Compute this-year spend share of last-year whales
Company: Meta
Role: Data Scientist
Category: Data Manipulation (SQL/Python)
Difficulty: easy
Interview Round: Onsite
## Context
You work on an ads analytics dataset. Assume all timestamps are in **UTC**, and “last year” / “this year” refer to the **previous/current calendar year** (e.g., based on `CURRENT_DATE`).
## Tables
### `ad_spend_daily`
Daily spend at the ad level.
- `spend_date` DATE
- `advertiser_id` BIGINT
- `ad_id` BIGINT
- `spend_usd` NUMERIC(18,2)
- `creation_source` STRING
*(e.g., `'manual'`, `'ai_assisted'`, `'api'`, `'bulk_upload'`)*
### `advertiser_dim`
Advertiser attributes.
- `advertiser_id` BIGINT **PK**
- `advertiser_category` STRING
*(used to exclude certain types; e.g., `'gaming'`, `'adult'`, `'political'`, `'internal_test'`)*
- `is_internal` BOOLEAN
- `status` STRING *(e.g., `'active'`, `'disabled'`)*
### `ad_dim`
Ad metadata.
- `ad_id` BIGINT **PK**
- `advertiser_id` BIGINT **FK → advertiser_dim.advertiser_id**
- `is_active` BOOLEAN
## Tasks
1) **High-spender cohort share**: Find advertisers whose **total spend last calendar year** was **> $1,000**. For those advertisers, compute what **percentage of total spend this calendar year** they account for.
Required output (1 row):
- `this_year_total_spend_usd`
- `cohort_this_year_spend_usd`
- `cohort_share_of_this_year` (a fraction or %)
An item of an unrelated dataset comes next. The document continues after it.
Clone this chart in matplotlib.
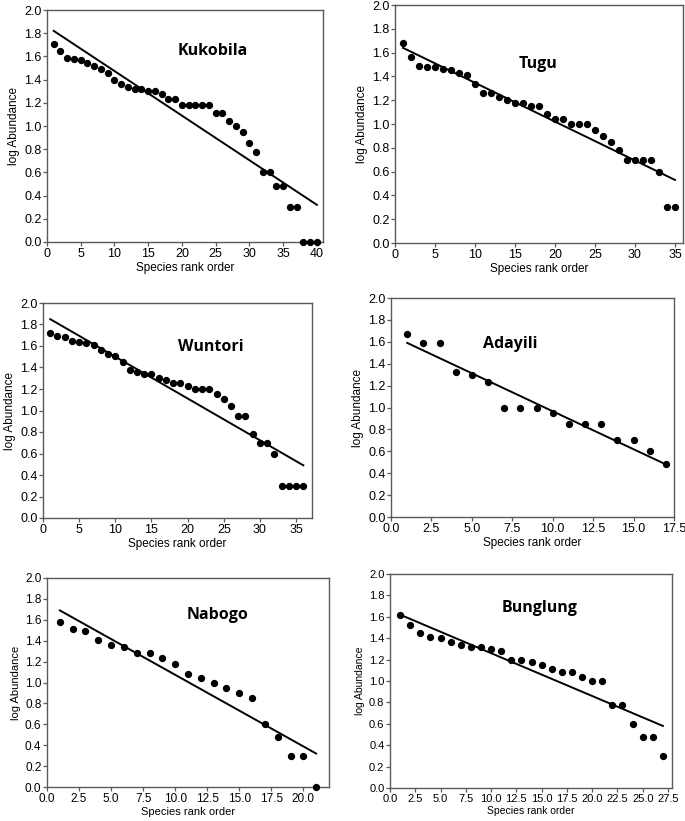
import numpy as np
import matplotlib.pyplot as plt

# Rank-abundance data (log10 abundance per species rank)
sites = ["Kukobila", "Tugu", "Wuntori", "Adayili", "Nabogo", "Bunglung"]

kukobila = [1.71, 1.65, 1.59, 1.58, 1.57, 1.54, 1.52, 1.49, 1.46, 1.40,
            1.36, 1.34, 1.32, 1.32, 1.30, 1.30, 1.28, 1.23, 1.23, 1.18,
            1.18, 1.18, 1.18, 1.18, 1.11, 1.11, 1.04, 1.00, 0.95, 0.85,
            0.78, 0.60, 0.60, 0.48, 0.48, 0.30, 0.30, 0.0, 0.0, 0.0]
tugu = [1.68, 1.56, 1.49, 1.48, 1.48, 1.46, 1.45, 1.43, 1.41, 1.34,
        1.26, 1.26, 1.23, 1.20, 1.18, 1.18, 1.15, 1.15, 1.08, 1.04,
        1.04, 1.00, 1.00, 1.00, 0.95, 0.90, 0.85, 0.78, 0.70, 0.70,
        0.70, 0.70, 0.60, 0.30, 0.30]
wuntori = [1.72, 1.69, 1.68, 1.65, 1.64, 1.63, 1.61, 1.56, 1.53, 1.51,
           1.45, 1.38, 1.36, 1.34, 1.34, 1.30, 1.28, 1.26, 1.26, 1.23,
           1.20, 1.20, 1.20, 1.15, 1.11, 1.04, 0.95, 0.95, 0.78, 0.70,
           0.70, 0.60, 0.30, 0.30, 0.30, 0.30]
adayili = [1.67, 1.59, 1.59, 1.32, 1.30, 1.23, 1.00, 1.00, 1.00, 0.95,
           0.85, 0.85, 0.85, 0.70, 0.70, 0.60, 0.48]
nabogo = [1.58, 1.51, 1.49, 1.41, 1.36, 1.34, 1.28, 1.28, 1.23, 1.18,
          1.08, 1.04, 1.00, 0.95, 0.90, 0.85, 0.60, 0.48, 0.30, 0.30, 0.0]
bunglung = [1.62, 1.52, 1.45, 1.41, 1.40, 1.36, 1.34, 1.32, 1.32, 1.30,
            1.28, 1.20, 1.20, 1.18, 1.15, 1.11, 1.08, 1.08, 1.04, 1.00,
            1.00, 0.78, 0.78, 0.60, 0.48, 0.48, 0.30]
values = [kukobila, tugu, wuntori, adayili, nabogo, bunglung]

# fitted line ends (value at rank 1, value at last rank)
line_start = [1.82, 1.64, 1.85, 1.59, 1.69, 1.62]
line_end = [0.32, 0.53, 0.49, 0.48, 0.32, 0.58]

xmax = [40.9, 36.0, 37.2, 17.5, 22.0, 27.9]
xtick_step = [5, 5, 5, 2.5, 2.5, 2.5]
label_pos = [(24.6, 1.65), (17.9, 1.50), (23.2, 1.59), (7.4, 1.58), (13.3, 1.65), (14.8, 1.68)]

# axes boxes in pixels: left, right, top, bottom
W, H = 685, 821
boxes = [(47, 323, 10, 242), (395, 683, 5, 243),
         (43, 312, 303, 518), (391, 674, 298, 517),
         (47, 329, 578, 787), (390, 672, 574, 788)]
fsize = [9, 9, 9, 9, 8.5, 8]
spine_col = "#5a5a5a"

fig = plt.figure(figsize=(W / 100, H / 100), dpi=100)
for i, site in enumerate(sites):
    l, r, t, b = boxes[i]
    ax = fig.add_axes([l / W, (H - b) / H, (r - l) / W, (b - t) / H])
    y = np.array(values[i])
    x = np.arange(1, len(y) + 1)
    ax.scatter(x, y, s=18, color="black", zorder=3, clip_on=False)
    ax.plot([1, len(y)], [line_start[i], line_end[i]], color="black", lw=1.4)
    ax.set_xlim(0, xmax[i])
    ax.set_ylim(0, 2.0)
    ax.set_yticks(np.arange(0, 2.01, 0.2))
    ax.set_yticklabels([f"{v:.1f}" for v in np.arange(0, 2.01, 0.2)], fontsize=fsize[i])
    xt = np.arange(0, xmax[i] + 0.01, xtick_step[i])
    ax.set_xticks(xt)
    if xtick_step[i] == 5:
        ax.set_xticklabels([f"{v:.0f}" for v in xt], fontsize=fsize[i])
    else:
        ax.set_xticklabels([f"{v:.1f}" for v in xt], fontsize=fsize[i])
    for lab in ax.get_xticklabels() + ax.get_yticklabels():
        lab.set_family("Liberation Sans")
    ax.tick_params(direction="out", length=3, width=0.9, pad=1, color=spine_col)
    for side in ["top", "right", "left", "bottom"]:
        ax.spines[side].set_color(spine_col)
        ax.spines[side].set_linewidth(1.0)
    ax.set_xlabel("Species rank order", fontsize=fsize[i] - 0.5, family="Liberation Sans", labelpad=2)
    ax.set_ylabel("log Abundance", fontsize=fsize[i] - 0.5, family="Liberation Sans", labelpad=3)
    ax.text(label_pos[i][0], label_pos[i][1], site, fontsize=11.5, fontweight="bold",
            family="Open Sans", ha="center", va="center")

plt.savefig("out.png", dpi=100)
2) **Excluding advertisers**: Modify your logic so the computed share **excludes** advertisers that match certain criteria (assume you are given a list), e.g.:
- `advertiser_category IN (...)` OR
- `is_internal = TRUE` OR
- `status != 'active'`
3) **Creation-source rollup (for substitution analysis)**: Write a query to output **monthly spend** by `creation_source` for the last **N months**, while applying the same advertiser exclusions.
Required output:
- `month`
- `creation_source`
- `spend_usd`
Quick Answer: This question evaluates proficiency in data manipulation and analytics engineering, specifically SQL and Python skills for aggregations, joins, calendar-year time filtering, cohort identification, exclusion logic, and monthly rollups of ad spend.